MADISON, Ala. (WHNT) - In the 1500's in what would become Germany, a strong fire and a strong brew could be counted on to keep a crowd warm in body and spirit.
But in 1516, Bavarian authorities quenched that flame for many, with the passing of the Reinheitsgebot, the world's first food purity laws.
Many notable beers were outlawed, doomed to fade into history.
Until a very modern resurrection.
Weedy Weidenthal, Blue Pants Brewery Brewmaster, begins the tale, "When I was in Germany, one of our professors had introduced us to the historical beers that were brewed in Germany in the early 1500's."
That inspired Blue Pants Brewery to look for the future in the past.
But 500-year-old brews don't come with detailed recipes.
"They were ingredient lists really," Weidenthal explains, "They're kind of hard to follow, because they would say things like brown malt, black malt, and those aren't really words that we use today to describe the type of malts that we use."
They had to recreate every detail, right down to what kind of wood 16th-century brewers might have used for roasting.
Weidenthal continues, "We found that was beechwood, so we bought beechwood smoked malt for this beer.
The beer also has to age for a year in barrels that have barely changed since the days of the Reinheitsgebot.
The result?
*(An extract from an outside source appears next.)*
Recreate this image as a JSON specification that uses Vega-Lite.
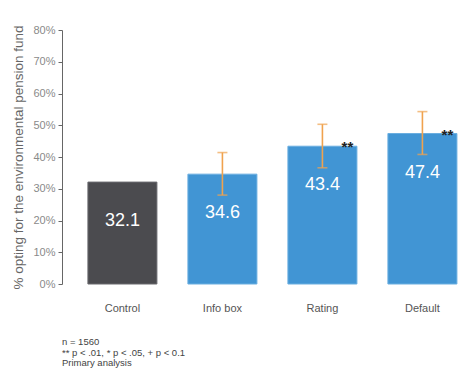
{
  "$schema": "https://vega.github.io/schema/vega-lite/v6.json",
  "width": 405,
  "height": 254,
  "autosize": {"type": "none"},
  "padding": {"left": 62, "top": 30, "right": 9, "bottom": 88},
  "background": "white",
  "config": {
    "font": "Liberation Sans",
    "view": {"stroke": null},
    "axisY": {
      "titleFontSize": 13.5,
      "titleFontWeight": "normal",
      "titleColor": "#666666",
      "titlePadding": 7,
      "labelOverlap": false,
      "labelFlush": false,
      "labelFontSize": 11,
      "labelColor": "#8a8a8a",
      "labelPadding": 3,
      "tickSize": 4,
      "tickColor": "#666666",
      "domainColor": "#666666",
      "grid": false
    }
  },
  "title": {
    "text": ["n = 1560", "** p < .01, * p < .05, + p < 0.1", "Primary analysis"],
    "orient": "bottom",
    "anchor": "start",
    "frame": "group",
    "fontSize": 9.5,
    "fontWeight": "normal",
    "color": "#444444",
    "lineHeight": 10.5,
    "offset": 24,
    "baseline": "top"
  },
  "data": {
    "values": [
      {"group": "Control", "type": "Control", "value": 32.1, "lo": null, "hi": null, "sig": ""},
      {"group": "Info box", "type": "Treatment", "value": 34.6, "lo": 28.0, "hi": 41.4, "sig": ""},
      {"group": "Rating", "type": "Treatment", "value": 43.4, "lo": 36.6, "hi": 50.3, "sig": "**"},
      {"group": "Default", "type": "Treatment", "value": 47.4, "lo": 40.8, "hi": 54.3, "sig": "**"}
    ]
  },
  "encoding": {
    "x": {
      "field": "group",
      "type": "nominal",
      "sort": ["Control", "Info box", "Rating", "Default"],
      "scale": {"paddingInner": 0.31, "paddingOuter": 0.18, "align": 0.72},
      "axis": {
        "title": null,
        "domain": false,
        "ticks": false,
        "labelAngle": 0,
        "labelPadding": 18,
        "labelFontSize": 11,
        "labelColor": "#555555"
      }
    }
  },
  "layer": [
    {
      "mark": {"type": "bar", "strokeWidth": 1},
      "encoding": {
        "y": {
          "field": "value",
          "type": "quantitative",
          "scale": {"domain": [0, 80]},
          "axis": {"title": "% opting for the environmental pension fund", "values": [0, 10, 20, 30, 40, 50, 60, 70, 80], "labelExpr": "datum.value + '%'"}
        },
        "color": {
          "field": "type",
          "type": "nominal",
          "scale": {"domain": ["Control", "Treatment"], "range": ["#4b4b4f", "#4195d4"]},
          "legend": null
        },
        "stroke": {
          "field": "type",
          "type": "nominal",
          "scale": {"domain": ["Control", "Treatment"], "range": ["#6a6a6e", "#6aaee0"]},
          "legend": null
        }
      }
    },
    {
      "transform": [{"filter": "datum.lo != null"}],
      "mark": {"type": "rule", "color": "#f0a24e", "strokeWidth": 1.6},
      "encoding": {
        "y": {"field": "lo", "type": "quantitative", "axis": {"title": "% opting for the environmental pension fund", "values": [0, 10, 20, 30, 40, 50, 60, 70, 80], "labelExpr": "datum.value + '%'"}},
        "y2": {"field": "hi"}
      }
    },
    {
      "transform": [{"filter": "datum.lo != null"}],
      "mark": {"type": "tick", "color": "#f0a24e", "thickness": 1.6, "size": 10},
      "encoding": {
        "y": {"field": "lo", "type": "quantitative", "axis": {"title": "% opting for the environmental pension fund", "values": [0, 10, 20, 30, 40, 50, 60, 70, 80], "labelExpr": "datum.value + '%'"}}
      }
    },
    {
      "transform": [{"filter": "datum.lo != null"}],
      "mark": {"type": "tick", "color": "#f0a24e", "thickness": 1.6, "size": 10},
      "encoding": {
        "y": {"field": "hi", "type": "quantitative", "axis": {"title": "% opting for the environmental pension fund", "values": [0, 10, 20, 30, 40, 50, 60, 70, 80], "labelExpr": "datum.value + '%'"}}
      }
    },
    {
      "mark": {"type": "text", "color": "white", "fontSize": 18, "baseline": "middle", "dy": 39},
      "encoding": {
        "y": {"field": "value", "type": "quantitative", "axis": {"title": "% opting for the environmental pension fund", "values": [0, 10, 20, 30, 40, 50, 60, 70, 80], "labelExpr": "datum.value + '%'"}},
        "text": {"field": "value", "type": "quantitative", "format": ".1f"}
      }
    },
    {
      "mark": {"type": "text", "color": "#222222", "fontSize": 15, "fontWeight": "bold", "baseline": "middle", "dx": 25, "dy": 1},
      "encoding": {
        "y": {"field": "value", "type": "quantitative", "axis": {"title": "% opting for the environmental pension fund", "values": [0, 10, 20, 30, 40, 50, 60, 70, 80], "labelExpr": "datum.value + '%'"}},
        "text": {"field": "sig"}
      }
    }
  ]
}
The Dortmunder Adambier.
Weidenthal muses, "It's probably the most complex beer that I can remember drinking or brewing."
Blue Pants Brewery Owner Michael Spratley chimes in, "Adambier is really unique, because it's kind of a smoky beer with some oak notes."
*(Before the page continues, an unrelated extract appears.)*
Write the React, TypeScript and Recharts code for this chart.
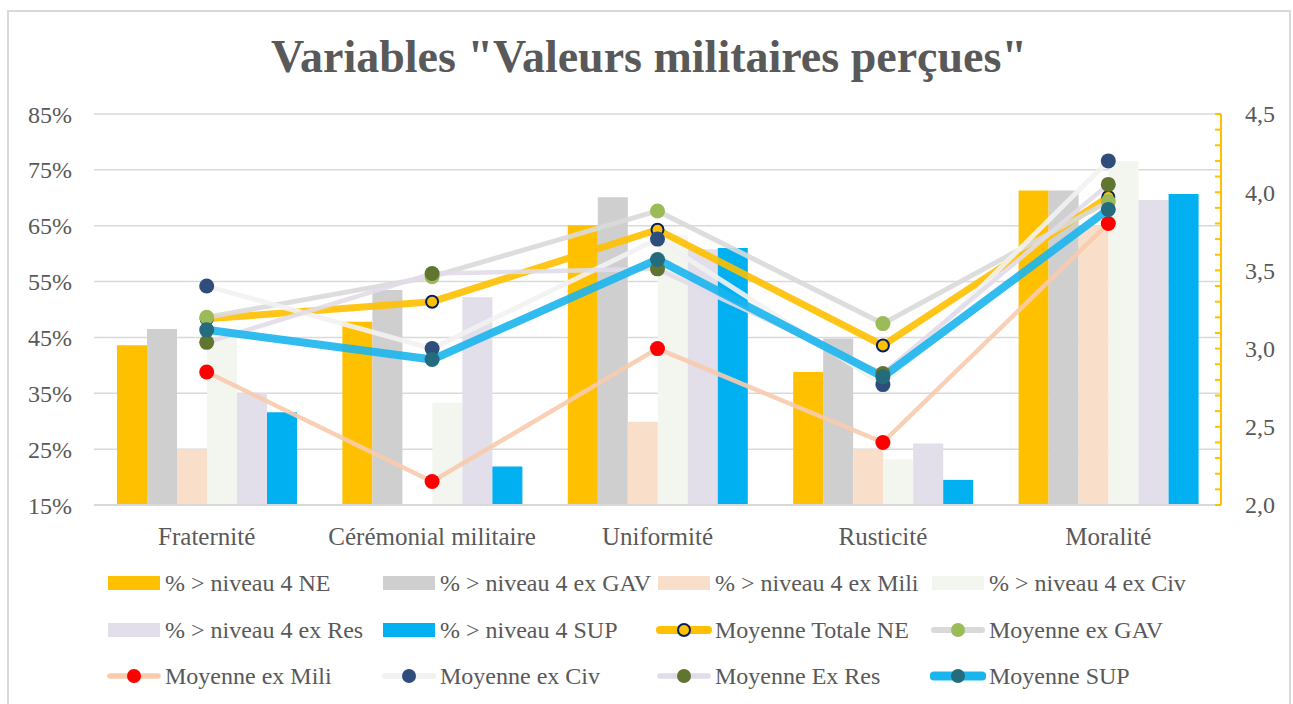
import React from "react";
import {
  Bar,
  CartesianGrid,
  ComposedChart,
  Line,
  XAxis,
  YAxis,
} from "recharts";

const categories = ["Fraternité", "Cérémonial militaire", "Uniformité", "Rusticité", "Moralité"];

// % > niveau 4 (left axis, in %)
const pctNE = [43.6, 47.8, 65.1, 38.8, 71.3];
const pctGAV = [46.5, 53.5, 70.1, 44.8, 71.3];
const pctMili = [25.0, 15.0, 29.9, 25.0, 65.0];
const pctCiv = [45.0, 33.3, 63.3, 23.2, 76.6];
const pctRes = [35.0, 52.2, 60.8, 26.0, 69.6];
const pctSUP = [31.6, 21.9, 61.0, 19.5, 70.7];

// moyennes (right axis)
const meanNE = [3.19, 3.3, 3.76, 3.02, 3.97];
const meanGAV = [3.2, 3.46, 3.88, 3.16, 3.94];
const meanMili = [2.85, 2.15, 3.0, 2.4, 3.8];
const meanCiv = [3.4, 3.0, 3.7, 2.77, 4.2];
const meanRes = [3.04, 3.48, 3.51, 2.84, 4.05];
const meanSUP = [3.12, 2.93, 3.57, 2.82, 3.89];

const leftTicks = [15, 25, 35, 45, 55, 65, 75, 85];
const rightTicks = [
  2.0, 2.1, 2.2, 2.3, 2.4, 2.5, 2.6, 2.7, 2.8, 2.9, 3.0, 3.1, 3.2,
  3.3, 3.4, 3.5, 3.6, 3.7, 3.8, 3.9, 4.0, 4.1, 4.2, 4.3, 4.4, 4.5,
];

const data = categories.map((name, i) => ({
  name,
  pNE: pctNE[i],
  pGAV: pctGAV[i],
  pMili: pctMili[i],
  pCiv: pctCiv[i],
  pRes: pctRes[i],
  pSUP: pctSUP[i],
  mNE: meanNE[i],
  mGAV: meanGAV[i],
  mMili: meanMili[i],
  mCiv: meanCiv[i],
  mRes: meanRes[i],
  mSUP: meanSUP[i],
}));

const FONT = "'Liberation Serif', 'DejaVu Serif', serif";
const TXT = "#595959";

const bars = [
  { key: "pNE", name: "% > niveau 4 NE", color: "#FFC000" },
  { key: "pGAV", name: "% > niveau 4 ex GAV", color: "#CFCFCF" },
  { key: "pMili", name: "% > niveau 4 ex Mili", color: "#F9DFC9" },
  { key: "pCiv", name: "% > niveau 4 ex Civ", color: "#F3F6EE" },
  { key: "pRes", name: "% > niveau 4 ex Res", color: "#E2DEEA" },
  { key: "pSUP", name: "% > niveau 4 SUP", color: "#00B0F0" },
];

const lines = [
  { key: "mNE", name: "Moyenne Totale NE", color: "#FFC000", width: 7, dot: "#FFC000", dotStroke: "#002060", open: true },
  { key: "mGAV", name: "Moyenne ex GAV", color: "#D9D9D9", width: 5, dot: "#9BBB59" },
  { key: "mMili", name: "Moyenne ex Mili", color: "#F8CBAD", width: 4.5, dot: "#FF0000" },
  { key: "mCiv", name: "Moyenne ex Civ", color: "#F2F2F2", width: 5, dot: "#2E4D7B" },
  { key: "mRes", name: "Moyenne Ex Res", color: "#E1DCE9", width: 4.5, dot: "#5F7530" },
  { key: "mSUP", name: "Moyenne SUP", color: "#1BB5EE", width: 8, dot: "#246B7D" },
];

const RightTick = (props: any) => {
  const { x, y, payload } = props;
  const v = payload.value as number;
  const major = Math.abs(v * 2 - Math.round(v * 2)) < 1e-6;
  return (
    <g>
      <line x1={x - 6} x2={x} y1={y} y2={y} stroke="#FFC000" strokeWidth={2} />
      {major && (
        <text x={x + 24} y={y} dy="0.35em" fontFamily={FONT} fontSize={24} fill={TXT}>
          {v.toFixed(1).replace(".", ",")}
        </text>
      )}
    </g>
  );
};

const legendItems = [
  ...bars.map((b) => ({ type: "bar", ...b })),
  ...lines.map((l) => ({ type: "line", ...l })),
] as any[];

const colX = [108, 383, 658, 932];
const rowY = [583, 630, 676];

function LegendIcon({ item }: { item: any }) {
  if (item.type === "bar") {
    return (
      <svg width={52} height={16}>
        <rect x={0} y={1} width={52} height={14} fill={item.color} />
      </svg>
    );
  }
  return (
    <svg width={56} height={18}>
      <line x1={4} x2={52} y1={9} y2={9} stroke={item.color} strokeWidth={item.width + 1} strokeLinecap="round" />
      <circle
        cx={28}
        cy={9}
        r={item.open ? 6 : 7}
        fill={item.dot}
        stroke={item.open ? item.dotStroke : "none"}
        strokeWidth={item.open ? 2 : 0}
      />
    </svg>
  );
}

export default function App() {
  return (
    <div style={{ position: "absolute", left: 0, top: 0, width: 1293, height: 704, background: "#fff", overflow: "hidden" }}>
      <div
        style={{
          position: "absolute",
          left: 7,
          top: 10,
          width: 1284,
          height: 710,
          border: "2px solid #D9D9D9",
          boxSizing: "border-box",
        }}
      />
      <div
        style={{
          position: "absolute",
          left: 0,
          top: 34,
          width: 1298,
          textAlign: "center",
          fontFamily: FONT,
          fontWeight: "bold",
          fontSize: 46,
          lineHeight: "46px",
          color: TXT,
          whiteSpace: "nowrap",
        }}
      >
        Variables "Valeurs militaires perçues"
      </div>
      <div style={{ position: "absolute", left: 0, top: 0 }}>
        <ComposedChart
          width={1293}
          height={704}
          data={data}
          margin={{ top: 114, left: 14, right: 12, bottom: 159 }}
          barCategoryGap="20%"
          barGap={0}
          barSize={30}
        >
          <CartesianGrid yAxisId="left" vertical={false} stroke="#D9D9D9" strokeWidth={1.5} />
          <XAxis
            dataKey="name"
            height={40}
            tickLine={false}
            tickSize={0}
            tickMargin={22}
            axisLine={{ stroke: "#D9D9D9", strokeWidth: 2 }}
            tick={{ fontFamily: FONT, fontSize: 25, fill: TXT }}
            interval={0}
          />
          <YAxis
            yAxisId="left"
            orientation="left"
            width={80}
            domain={[15, 85]}
            ticks={leftTicks}
            interval={0}
            tickFormatter={(v) => `${v}%`}
            axisLine={false}
            tickLine={false}
            tickSize={0}
            tickMargin={22}
            tick={{ fontFamily: FONT, fontSize: 24, fill: TXT }}
          />
          <YAxis
            yAxisId="right"
            orientation="right"
            width={60}
            domain={[2, 4.5]}
            ticks={rightTicks}
            interval={0}
            axisLine={{ stroke: "#FFC000", strokeWidth: 2 }}
            tickLine={false}
            tickSize={0}
            tickMargin={0}
            tick={<RightTick />}
          />
          {bars.map((b) => (
            <Bar
              key={b.key}
              yAxisId="left"
              dataKey={b.key}
              name={b.name}
              fill={b.color}
              barSize={30}
              isAnimationActive={false}
            />
          ))}
          {lines.map((l) => (
            <Line
              key={l.key}
              yAxisId="right"
              type="linear"
              dataKey={l.key}
              name={l.name}
              stroke={l.color}
              strokeWidth={l.width}
              strokeOpacity={0.9}
              dot={{
                r: l.open ? 6 : 7.5,
                fill: l.dot,
                stroke: l.open ? l.dotStroke : l.dot,
                strokeWidth: l.open ? 2 : 0,
                fillOpacity: 1,
                strokeOpacity: 1,
              }}
              activeDot={false}
              isAnimationActive={false}
            />
          ))}
        </ComposedChart>
      </div>
      {legendItems.map((item, i) => {
        const row = Math.floor(i / 4);
        const col = i % 4;
        return (
          <div
            key={item.key}
            style={{
              position: "absolute",
              left: colX[col] - (item.type === "line" ? 2 : 0),
              top: rowY[row] - 14,
              height: 28,
              display: "flex",
              alignItems: "center",
              fontFamily: FONT,
              fontSize: 24,
              color: TXT,
              whiteSpace: "nowrap",
            }}
          >
            <LegendIcon item={item} />
            <span style={{ marginLeft: item.type === "line" ? 3 : 5 }}>{item.name}</span>
          </div>
        );
      })}
    </div>
  );
}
Weidanthal adds, "It does have a little bit of that cherry pie flavor. It's got a little bit of the phenols from the yeast to give it that clove flavor."
All that research and care earned them a silver medal at the Great American Beer Festival in the category of "Historical Beer."
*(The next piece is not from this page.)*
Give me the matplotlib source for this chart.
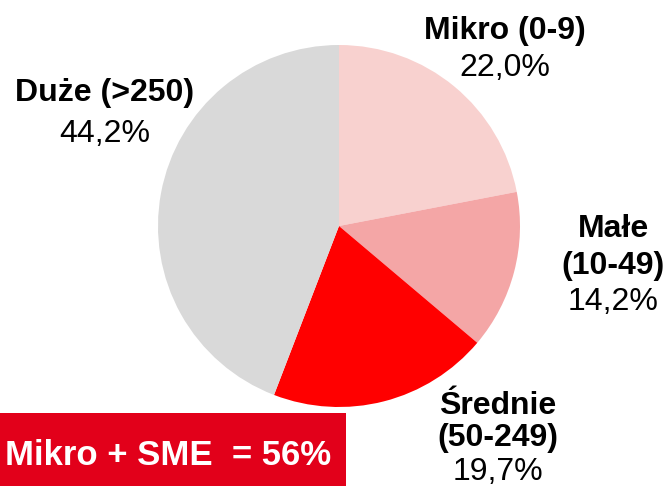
import matplotlib
matplotlib.use("Agg")
import matplotlib.pyplot as plt
from matplotlib.patches import Rectangle

plt.rcParams["font.family"] = ["Liberation Sans", "DejaVu Sans"]

# data
names = ["Mikro (0-9)", "Małe\n(10-49)", "Średnie\n(50-249)", "Duże (>250)"]
shares = [22.0, 14.2, 19.7, 44.2]
colors = ["#F8D1CF", "#F4A6A6", "#FF0000", "#D9D9D9"]
box_text = "Mikro + SME  = 56%"

# layout (pixels, measured from top): label centre x and line baselines
label_pos = [
    (505, [39, 76]),
    (613, [237, 274, 310]),
    (498, [414, 446, 480]),
    (105, [101, 142]),
]

W, H = 666, 486
fig = plt.figure(figsize=(W / 100, H / 100), dpi=100)
ax = fig.add_axes([0, 0, 1, 1])

ax.pie(
    shares,
    colors=colors,
    startangle=90,
    counterclock=False,
    center=(339, H - 226),
    radius=181,
    wedgeprops={"linewidth": 0},
)

ax.set_xlim(0, W)
ax.set_ylim(0, H)
ax.set_aspect("equal")
ax.axis("off")

for name, share, (x, baselines) in zip(names, shares, label_pos):
    lines = name.split("\n")
    value = f"{share:.1f}%".replace(".", ",")
    for line, y in zip(lines, baselines):
        ax.text(x, H - y, line, ha="center", va="baseline",
                fontsize=23, fontweight="bold", color="black")
    ax.text(x, H - baselines[-1], value, ha="center", va="baseline",
            fontsize=23, color="black")

# red summary box
ax.add_patch(Rectangle((0, 0), 346, H - 413, color="#E2001A", lw=0))
ax.text(5, H - 465, box_text, ha="left", va="baseline",
        fontsize=25, fontweight="bold", color="white")

fig.savefig("out.png", dpi=100)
Spratley says, "I don't think a lot of people know how big of a deal it is really. It's kind of like a huge pat on the back for us . . . The last time a brewery in Alabama won a medal in the competition was five years ago in 2010."
The folks at Blue Pants tell us the Great American Beer Festival is the biggest annual beer competition in the country with thousands of total entries.
As for trying it yourself, they say they plan to prepare another batch.
Though it will take another year to age.
But what's a year, when we've waited centuries to recreate the recipe?